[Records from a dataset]
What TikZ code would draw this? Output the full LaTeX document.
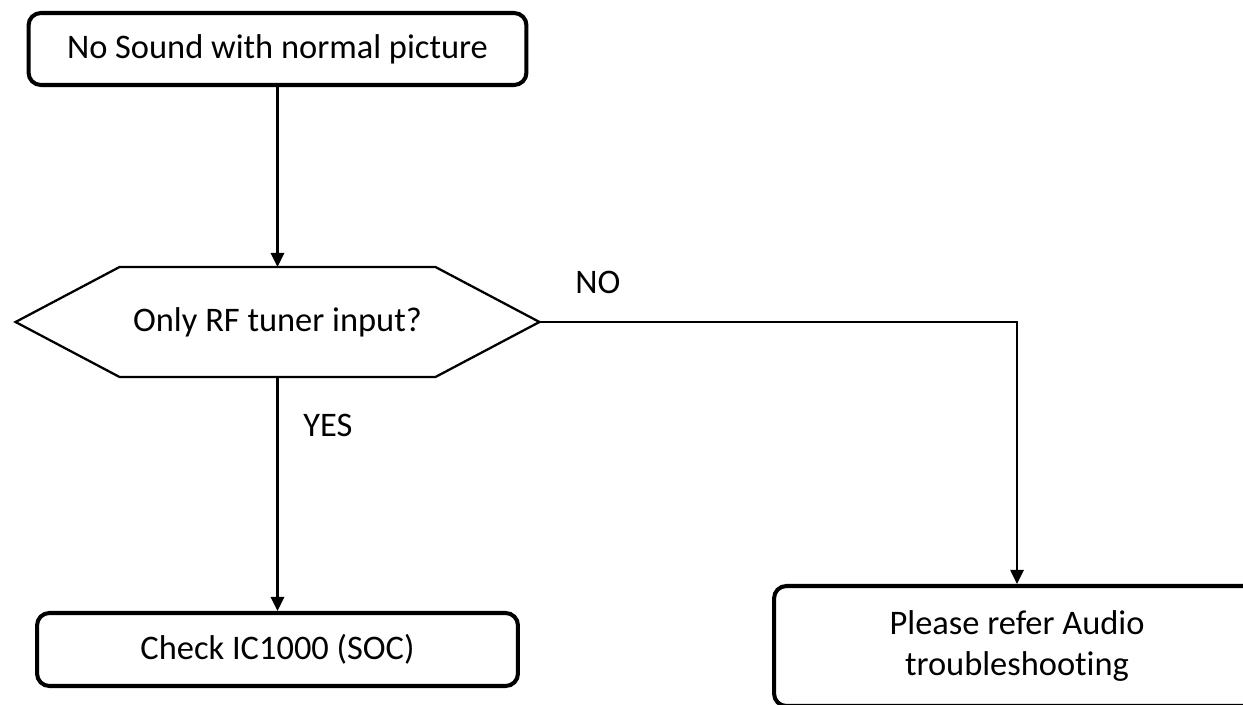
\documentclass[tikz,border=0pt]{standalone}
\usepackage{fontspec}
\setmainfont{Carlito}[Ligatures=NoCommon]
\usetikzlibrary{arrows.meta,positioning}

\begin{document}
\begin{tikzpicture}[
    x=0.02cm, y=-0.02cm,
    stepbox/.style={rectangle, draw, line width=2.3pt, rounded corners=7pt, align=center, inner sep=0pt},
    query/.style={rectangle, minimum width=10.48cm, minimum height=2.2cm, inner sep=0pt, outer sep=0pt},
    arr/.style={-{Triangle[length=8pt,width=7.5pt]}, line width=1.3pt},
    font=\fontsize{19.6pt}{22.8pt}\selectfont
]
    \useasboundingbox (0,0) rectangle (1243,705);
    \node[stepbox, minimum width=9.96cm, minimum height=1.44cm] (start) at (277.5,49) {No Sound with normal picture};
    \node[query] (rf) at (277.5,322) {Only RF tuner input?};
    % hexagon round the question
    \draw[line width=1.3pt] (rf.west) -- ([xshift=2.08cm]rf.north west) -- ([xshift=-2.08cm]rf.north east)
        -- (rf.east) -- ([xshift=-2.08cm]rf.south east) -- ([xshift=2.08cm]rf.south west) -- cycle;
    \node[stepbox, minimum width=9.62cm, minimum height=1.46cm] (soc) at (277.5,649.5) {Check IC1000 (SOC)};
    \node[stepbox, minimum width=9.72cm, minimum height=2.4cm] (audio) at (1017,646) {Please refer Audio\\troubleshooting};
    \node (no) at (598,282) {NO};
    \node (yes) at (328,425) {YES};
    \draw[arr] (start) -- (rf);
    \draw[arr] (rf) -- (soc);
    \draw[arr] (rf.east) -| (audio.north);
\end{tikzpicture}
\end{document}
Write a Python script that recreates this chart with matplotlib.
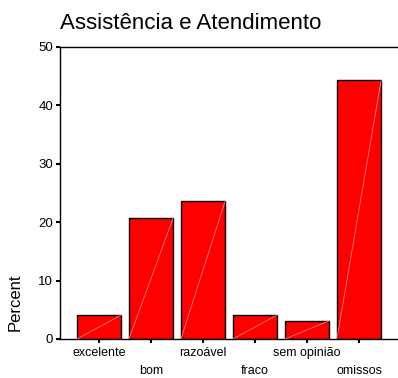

▶ _The problem_: Write out the material above again, word for word, minus its pictures.

▶ _Response_:
What TikZ code would draw this? Output the full LaTeX document.
\documentclass[tikz,border=0pt]{standalone}
\usepackage{fontspec}
\setmainfont{Carlito}[Ligatures=NoCommon]
\usetikzlibrary{arrows.meta,positioning}

\begin{document}
\begin{tikzpicture}[
    x=0.02cm, y=-0.02cm,
    stepbox/.style={rectangle, draw, line width=2.3pt, rounded corners=7pt, align=center, inner sep=0pt},
    query/.style={rectangle, minimum width=10.48cm, minimum height=2.2cm, inner sep=0pt, outer sep=0pt},
    arr/.style={-{Triangle[length=8pt,width=7.5pt]}, line width=1.3pt},
    font=\fontsize{19.6pt}{22.8pt}\selectfont
]
    \useasboundingbox (0,0) rectangle (1243,705);
    \node[stepbox, minimum width=9.96cm, minimum height=1.44cm] (start) at (277.5,49) {No Sound with normal picture};
    \node[query] (rf) at (277.5,322) {Only RF tuner input?};
    % hexagon round the question
    \draw[line width=1.3pt] (rf.west) -- ([xshift=2.08cm]rf.north west) -- ([xshift=-2.08cm]rf.north east)
        -- (rf.east) -- ([xshift=-2.08cm]rf.south east) -- ([xshift=2.08cm]rf.south west) -- cycle;
    \node[stepbox, minimum width=9.62cm, minimum height=1.46cm] (soc) at (277.5,649.5) {Check IC1000 (SOC)};
    \node[stepbox, minimum width=9.72cm, minimum height=2.4cm] (audio) at (1017,646) {Please refer Audio\\troubleshooting};
    \node (no) at (598,282) {NO};
    \node (yes) at (328,425) {YES};
    \draw[arr] (start) -- (rf);
    \draw[arr] (rf) -- (soc);
    \draw[arr] (rf.east) -| (audio.north);
\end{tikzpicture}
\end{document}
Write a Python script that recreates this chart with matplotlib.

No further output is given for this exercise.